The only concern which the executor of the will in the present instance has in relation to the real estate *385is about that which does, indeed, belong to the estate of his decedent, and even then only for enough of it to pay the claims and charges against the estate after the exhaustion of personalty for that purpose. It is enough to say in that respect that he is' not interested in the distribution of the realty among those entitled to claim under the will. The plaintiff is entitled to such proportion of the property as he has obtained by the pro oonfesso decree against the defendants who did not resist this suit. He is also entitled to what may come, to him under the will. The remainder will descend, as provided by the will, to those of the. children who successfully resisted the plaintiff’s claim in this suit.
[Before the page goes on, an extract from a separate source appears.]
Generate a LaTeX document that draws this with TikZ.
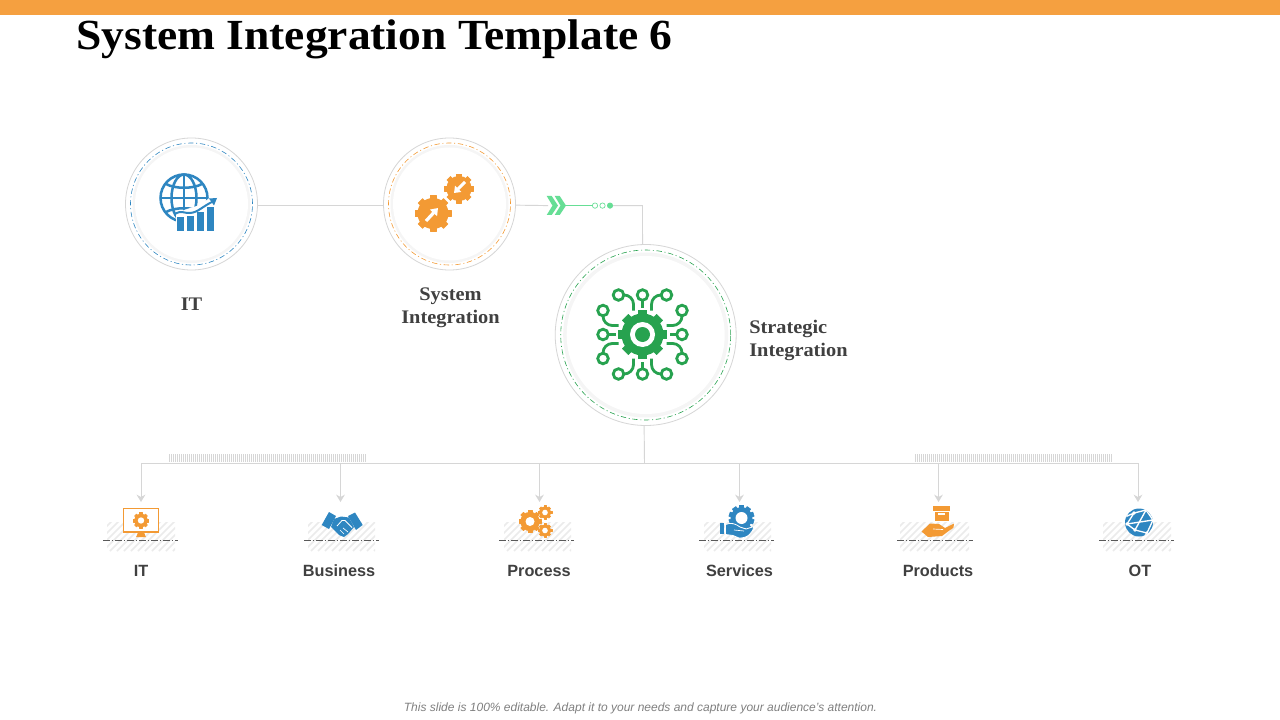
\documentclass[tikz,border=0pt]{standalone}
\usepackage{fontspec}
\setmainfont{Liberation Serif}
\setsansfont{Liberation Sans}
\newfontfamily\widefont[FakeStretch=1.06]{Liberation Serif}
\usepackage{tikz}
\usetikzlibrary{arrows.meta,calc,positioning}
\definecolor{topbar}{HTML}{F5A040}
\definecolor{iconblue}{HTML}{2E86C1}
\definecolor{iconorange}{HTML}{F39A34}
\definecolor{icongreen}{HTML}{27A24F}
\definecolor{arrowgreen}{HTML}{66DE95}
\definecolor{linegray}{HTML}{D6D6D6}
\definecolor{labelgray}{HTML}{404040}
\tikzset{
    x=0.75pt,y=-0.75pt,
    ring/.style ={circle, draw=linegray, fill=white, line width=0.6pt, inner sep=0pt},
    halo/.style ={circle, fill=#1, inner sep=0pt},
    dashring/.style ={circle, draw=#1, line width=0.45pt, inner sep=0pt, dash pattern=on 4pt off 2pt on 0.8pt off 2pt},
    link/.style = {draw=linegray, line width=0.7pt},
    droplink/.style = {link, -{Stealth[length=5.5pt,width=6.5pt]}},
    hublabel/.style = {font=\widefont\bfseries\fontsize{14.4}{17.4}\selectfont, text=labelgray, align=center, inner sep=0pt},
    itemlabel/.style = {font=\sffamily\bfseries\fontsize{12.2}{15}\selectfont, text=labelgray, inner sep=0pt},
    tick/.style = {draw=linegray, line width=0.45pt},
    hatch/.style = {draw=black!8, line width=1.3pt},
    floor/.style = {draw=black!65, line width=0.45pt, dash pattern=on 5pt off 1.5pt on 1pt off 1.5pt},
    dot/.style = {circle, draw=arrowgreen, fill=#1, line width=0.5pt, minimum size=4pt, inner sep=0pt},
}
% gear: x, y, radius, teeth, colour
\newcommand{\gearicon}[5]{
    \begin{scope}[shift={(#1,#2)}]
        \fill[#5] (0,0) circle[radius={0.84*#3}];
        \foreach \i in {1,...,#4}
            \filldraw[#5,line width=0.4pt,line join=round,rotate={\i*360/#4}] ({-0.17*#3},{-0.97*#3}) rectangle ({0.17*#3},{-0.6*#3});
    \end{scope}
}
\newcommand{\hatchpatch}[4]{
    \begin{scope}
        \clip (#1,#3) rectangle (#2,#4);
        \foreach \s in {0,7,...,105}
            \draw[hatch] ({#1+\s-32},#4) -- ++(34,-34);
    \end{scope}
}
\begin{document}
\begin{tikzpicture}
    \useasboundingbox (0,0) rectangle (1280,720);
    \fill[white] (0,0) rectangle (1280,720);
    \fill[topbar] (0,0) rectangle (1280,15);
    \node[anchor=base west, inner sep=0pt, font=\widefont\bfseries\fontsize{32.2}{36}\selectfont] (title) at (76,50) {System Integration Template 6};

    % the three hubs
    \foreach \name/\x/\y/\dout/\ddash/\dhalo/\dwhite/\col in {itring/191.5/204/132/122/118/113/iconblue, sysring/449.5/204/132/122/118/113/iconorange, stratring/645.7/335/181/170/165/158/icongreen}{
        \node[ring, minimum size=\dout*0.75pt] (\name) at (\x,\y) {};
        \node[halo=black!4, minimum size=\dhalo*0.75pt] (\name halo) at (\x,\y) {};
        \node[halo=white, minimum size=\dwhite*0.75pt] (\name core) at (\x,\y) {};
        \node[dashring=\col, minimum size=\ddash*0.75pt] (\name dash) at (\x,\y) {};
    }

    % green arrow on the line
    \foreach \s in {0,8}
        \fill[arrowgreen] ({546.7+\s},196) -- ({551.7+\s},196) -- ({558+\s},205.6) -- ({551.7+\s},215) -- ({546.7+\s},215) -- ({552.5+\s},205.6) -- cycle;
    \node[dot=white] (dota) at (595,205.6) {};
    \node[dot=white] (dotb) at (602.5,205.6) {};
    \node[dot=arrowgreen] (dotc) at (610,205.6) {};
    \coordinate (chevtail) at (548,205.6);
    \coordinate (chevtip) at (565,205.6);
    \coordinate (elbow) at (642.5,205.6);
    \coordinate (busjoin) at (644.5,463);
    \draw[link] (itring.-1) -- (sysring.181);
    \draw[link] (sysring.-1) -- (chevtail);
    \draw[arrowgreen, line width=1.1pt] (chevtip) -- (dota);
    \draw[link] (dotc) -- (elbow) -- (stratring.92);
    \draw[link] (stratring.269) -- (busjoin);

    \node[hublabel] (itlabel) at (191.5,304) {IT};
    \node[hublabel] (syslabel) at (450.5,308) {System\\Integration};
    \node[hublabel, align=left, anchor=west] (stratlabel) at (749,340.5) {Strategic\\Integration};

    % globe and bars
    \begin{scope}[iconblue, line width=1.9pt]
        \draw (184,198) circle[radius=23.5];
        \draw (184,198) ellipse[x radius=12.5, y radius=23.5];
        \draw (184,174.5) -- (184,221.5);
        \draw (160.5,198) -- (207.5,198);
        \draw (166,184) .. controls (175,189) and (193,189) .. (202,184);
        \draw (166,212) .. controls (175,207) and (193,207) .. (202,212);
    \end{scope}
    \fill[white] (176,213) -- (190,208) -- (200,205) -- (212,196) -- (222,194) -- (222,236) -- (176,236) -- cycle;
    \draw[iconblue, line width=1.5pt] (175,214) .. controls (181,210) and (185,213.5) .. (190,213) .. controls (198,212.5) and (203,206) .. (213,201.5);
    \fill[iconblue] (217,198) -- (209,198.5) -- (214,205.5) -- cycle;
    \foreach \x/\y in {176.7/217, 186.7/216, 196.7/212, 206.7/207}
        \fill[iconblue] (\x,\y) rectangle ({\x+7},231);

    % system gears
    \gearicon{433}{213.5}{18.5}{8}{iconorange}
    \gearicon{459}{188.5}{15}{8}{iconorange}
    \draw[white, line width=2.4pt, -{Triangle[length=5pt,width=7pt]}] (426,221) -- (438,208);
    \draw[white, line width=2.2pt, -{Triangle[length=4.5pt,width=6.5pt]}] (465,182) -- (454,193);

    % strategic icon
    \begin{scope}[shift={(642.5,334.5)}]
        \foreach \a in {0,90,180,270}{
            \begin{scope}[rotate=\a, icongreen, line width=2.1pt]
                \draw (0,-39.5) circle[radius=5.3];
                \draw (-24,-39.5) circle[radius=5.3];
                \draw (24,-39.5) circle[radius=5.3];
                \draw (0,-34) -- (0,-27);
                \draw[rounded corners=7pt] (-18.5,-39.5) -- (-9,-39.5) -- (-9,-24);
                \draw[rounded corners=7pt] (18.5,-39.5) -- (9,-39.5) -- (9,-24);
            \end{scope}
        }
    \end{scope}
    \fill[white] (642.5,334.5) circle[radius=24];
    \gearicon{642.5}{334.5}{25}{8}{icongreen}
    \fill[white] (642.5,334.5) circle[radius=12.5];
    \fill[icongreen] (642.5,334.5) circle[radius=7.5];

    % bus and drops
    \foreach \i/\x in {1/141,2/340.5,3/539.5,4/739.5,5/938.5,6/1138}{
        \coordinate (drop\i) at (\x,463);
        \coordinate (dock\i) at (\x,502);
        \draw[droplink] (drop\i) -- (dock\i);
    }
    \draw[link] (drop1) -- (drop6);
    \foreach \s in {169,171,...,366}
        \draw[tick] (\s,454) -- (\s,462);
    \foreach \s in {915,917,...,1112}
        \draw[tick] (\s,454) -- (\s,462);

    % floors under the icons
    \foreach \xa/\xb/\la/\lb in {107/175/103/178, 308/375/304/379, 504/571/499/574, 704/771/699/774, 900/969/897/973, 1103/1171/1099/1174}{
        \hatchpatch{\xa}{\xb}{522}{551}
        \draw[floor] (\la,540.5) -- (\lb,540.5);
    }

    % IT monitor
    \draw[iconorange, fill=white, line width=1pt] (123.5,508.5) rectangle (158.5,532);
    \fill[iconorange] (138,532) -- (144,532) -- (145,535) -- (146,537) -- (136,537) -- (137,535) -- cycle;
    \gearicon{141}{520.5}{8}{8}{iconorange}
    \fill[white] (141,520.5) circle[radius=3.2];

    % handshake
    \fill[iconblue] (321.7,525) -- (329,512) -- (336,516) -- (329,529) -- cycle;
    \fill[iconblue] (362.7,525) -- (355,512.5) -- (348,516) -- (356,530) -- cycle;
    \fill[iconblue] (334,519) -- (341,516.5) -- (349,517.5) -- (354,527) -- (348,534) -- (344,537) -- (339,535) -- (331,527) -- cycle;
    \draw[white, line width=0.6pt] (337,526) -- (342,520.5) -- (345,520.5) -- (352,527.5);
    \draw[white, line width=0.5pt] (340,530) -- (344,534);
    \draw[white, line width=0.5pt] (343,528) -- (348,532);

    % process gears
    \gearicon{530}{521.5}{11.5}{8}{iconorange}
    \gearicon{545}{512.5}{7}{8}{iconorange}
    \gearicon{545}{530.5}{7}{8}{iconorange}
    \fill[white] (530,521.5) circle[radius=4.5];
    \fill[white] (545,512.5) circle[radius=2.8];
    \fill[white] (545,530.5) circle[radius=2.8];

    % services
    \gearicon{741.5}{518}{13}{10}{iconblue}
    \fill[white] (741.5,518) circle[radius=6];
    \fill[iconblue] (720,522.7) rectangle (724,534.3);
    \filldraw[fill=iconblue, draw=white, line width=0.6pt] (725.5,524.5) .. controls (731,522) and (736,524) .. (740,527) -- (746,529) -- (754,526.5) .. controls (753,532) and (748,538.5) .. (739,538) -- (733,535.5) -- (725.5,534.5) -- cycle;
    \draw[white, line width=0.5pt] (734,530) -- (744,531);

    % products
    \fill[iconorange] (933,506) rectangle (950,510.5);
    \fill[iconorange] (934.5,511.5) rectangle (948.5,521);
    \fill[white] (938,512.5) rectangle (945,514.5);
    \fill[iconorange] (921.5,531.5) -- (930,523.5) -- (939,524) -- (945,528) -- (954,523.5) .. controls (955,526) and (953,529) .. (950,530) -- (942,536) -- (928,537) -- cycle;
    \draw[white, line width=0.5pt] (933,529) -- (943,529.5);

    % OT globe
    \fill[iconblue] (1139,522.5) circle[radius=14];
    \begin{scope}
        \clip (1139,522.5) circle[radius=14];
        \draw[white, line width=1pt] (1125,517) -- (1134,513) -- (1146,510) -- (1153,520) -- (1147,533) -- (1135,530) -- (1127,524) -- (1134,513);
        \draw[white, line width=1pt] (1146,510) -- (1135,530);
        \draw[white, line width=1pt] (1153,520) -- (1127,524);
        \draw[white, line width=1pt] (1147,533) -- (1143,538);
        \foreach \x/\y in {1134/513,1146/510,1153/520,1147/533,1135/530,1127/524}
            \fill[white] (\x,\y) circle[radius=1.8];
    \end{scope}

    \foreach \i/\x/\txt in {1/141/IT,2/339/Business,3/539/Process,4/739.5/Services,5/938/Products,6/1140/OT}
        \node[itemlabel] (item\i) at (\x,571) {\txt};

    \node[inner sep=0pt, text=black!50, font=\sffamily\itshape\fontsize{9}{11}\selectfont] (footnote) at (640.5,708) {This slide is 100\% editable. Adapt it to your needs and capture your audience's attention.};
\end{tikzpicture}
\end{document}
The plaintiff stands in the shoes of those over whom he has prevailed. -
The nonanswering defendants are not here complaining. Indeed, they are not before this court, because the notice of appeal was not served upon them. As to them he cannot, for want of jurisdiction, disturb that which they are willing should stand. We can deal only with those parties who are before us, and the successful defendants must be satisfied with the decree we have rendered. The petition for rehearing must be denied. Modified. Rehearing Denied.
McBride; C. J., and Benson and Harris, JJ., concur.